Enjoy a vibrant and wholesome dinner featuring succulent herb-roasted chicken paired with a medley of colorful vegetables. The aromatic blend of herbs and the natural sweetness of the veggies create a balanced, satisfying meal that's as pleasing to the eye as it is to the palate.

NUTRITION

343kcal
Protein
47.2g
Fat
10.2g
Carbs
15.3g

SERVINGS

1 serving

INGREDIENTS

5 oz Chicken Breast

1/2 medium Red Bell Pepper

1/2 medium Yellow Squash

1/4 medium Red Onion

1/2 medium Zucchini

1 tsp Olive Oil

2 cloves Garlic

1 tbsp Mixed Fresh Herbs

Salt and Pepper to taste

PREPARATION

  • 1

    Preheat the oven to 425°F (220°C) and line a sheet pan with parchment paper.

  • 2

    Cut the red bell pepper, yellow squash, red onion, and zucchini into bite-sized pieces.

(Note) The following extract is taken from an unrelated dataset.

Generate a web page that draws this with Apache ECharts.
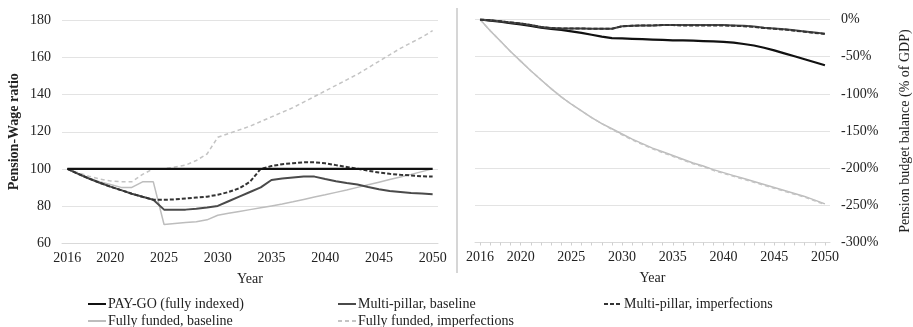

Place them in a large bowl.

  • 3

    Drizzle the olive oil over the vegetables, add minced garlic and mixed fresh herbs, and season with salt and pepper. Toss well to combine.

  • 4

    Place the chicken breast on the sheet pan. Rub a little olive oil on the chicken and season with salt, pepper, and a pinch of the fresh herbs.

  • 5

    Arrange the seasoned vegetables around the chicken on the sheet pan.

  • 6

    Roast in the oven for 25-30 minutes, or until the chicken reaches an internal temperature of 165°F (74°C) and the vegetables are tender.

  • 7

    Remove from the oven and let the dish rest for a few minutes before serving.